Over 90 killed in Iraq suicide bombings targeting Shiites

A string of bombings has killed at least 96 people in the Baghdad suburb of Sadr City, Ur district and the northern city of Baiji, adding to the worst year of violence since US troops began leaving the country in 2008.

The first bomb exploded next to a tent full of mourners in the Shiite neighborhood. Shortly after, a suicide bomber detonated his device while driving a car near the funeral-goers. A third bomb exploded as police and ambulances arrived at the scene.

"Crowds of people were visiting the tent to offer their condolences when suddenly a powerful blast...threw me to ground," said 35-year-old Basim Raheem.

"When I tried to get up, a second blast happened. My clothes were covered with blood and human flesh. I thought I was wounded, but later discovered I was lying in a pool of others' blood," he added.

No one immediately claimed responsibility for the attacks in Baghdad, in which at least 72 people were killed and 120 others wounded, medics said.

However, the majority of the region’s attacks are carried out by Sunni insurgents with links to Al-Qaeda, who say the Shiite government is discriminating against the country’s Sunni minority.
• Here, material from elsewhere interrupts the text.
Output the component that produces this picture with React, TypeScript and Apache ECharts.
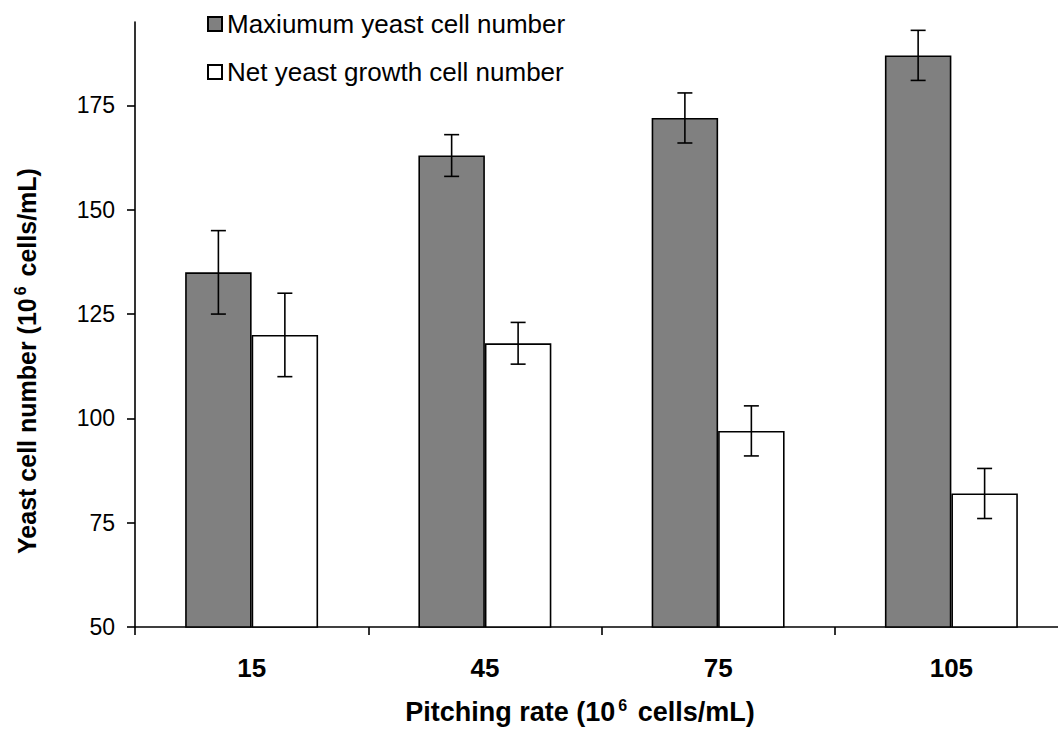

In a separate incident, at least nine people were killed and 14 others wounded when a car bomb exploded in the predominantly Shiite Ur district of the capital, police said.

Later, militants later attacked a shop that was discretely selling liquor in a Sunni populated area of Baghdad’s Azamiyah district, killing four, police reported.

Gunmen also stormed two houses in the city of Mosul, located 360 kilometers northwest of Baghdad, killing two soldiers. Another attack in the area struck a military convoy, killing two soldiers and wounding four others.

Earlier, four suicide bombers attacked a police special forces base, killing seven and injuring more than 20 security officials in the northern city of Baiji. Police shot one of the militants, although the others managed to enter the base and blow themselves up.

'Continuity of interests'

Some experts are pointing to the beginning of the US-led invasion of Iraq under the George W. Bush administration as the main cause for the current violence.

“The fundamental cause of the ongoing violence in Iraq is the US invasion and occupation, which tore the Iraq society apart,” Richard Becker, a member of the international anti-war group Answer Coalition, told RT. “The tearing apart of the society back in 2003 still has reaping consequences today. The blame for this has never been attributed in US mainstream media to those who are responsible, who created this war – the Bush administration and all of its agents.”

Becker also made a connection between the perpetrators of the Iraqi attack and the opposition that is trying to topple the Syrian government.

“There appears to be continuity of interests between those who carried out the attacks today and those who are trying to destroy the government in Syria and who operate under the name of Islamic State of Iraq and Levant,” he said. “And it is clear that their aspirations are to create a new state under very reactionary and backward laws enforced by means of terror. And they would like to create this state that would include the whole region or as much of the region that they can secure.”

Iraq has been hit by a deadly wave of bombings over the past year, as the civil war in neighboring Syria aggravates sectarian divisions in the bitterly divided country.

At least 800 Iraqis were killed in August according to the UN, with more than one-third of the country's attacks taking place in Baghdad.

The bloodshed, 18 months after the last US troops pulled out, has led to concerns that Iraq is slipping into a civil war.

At the height of the sectarian slaughter in 2006-7, the monthly death toll was sometimes as high as 3,000 people.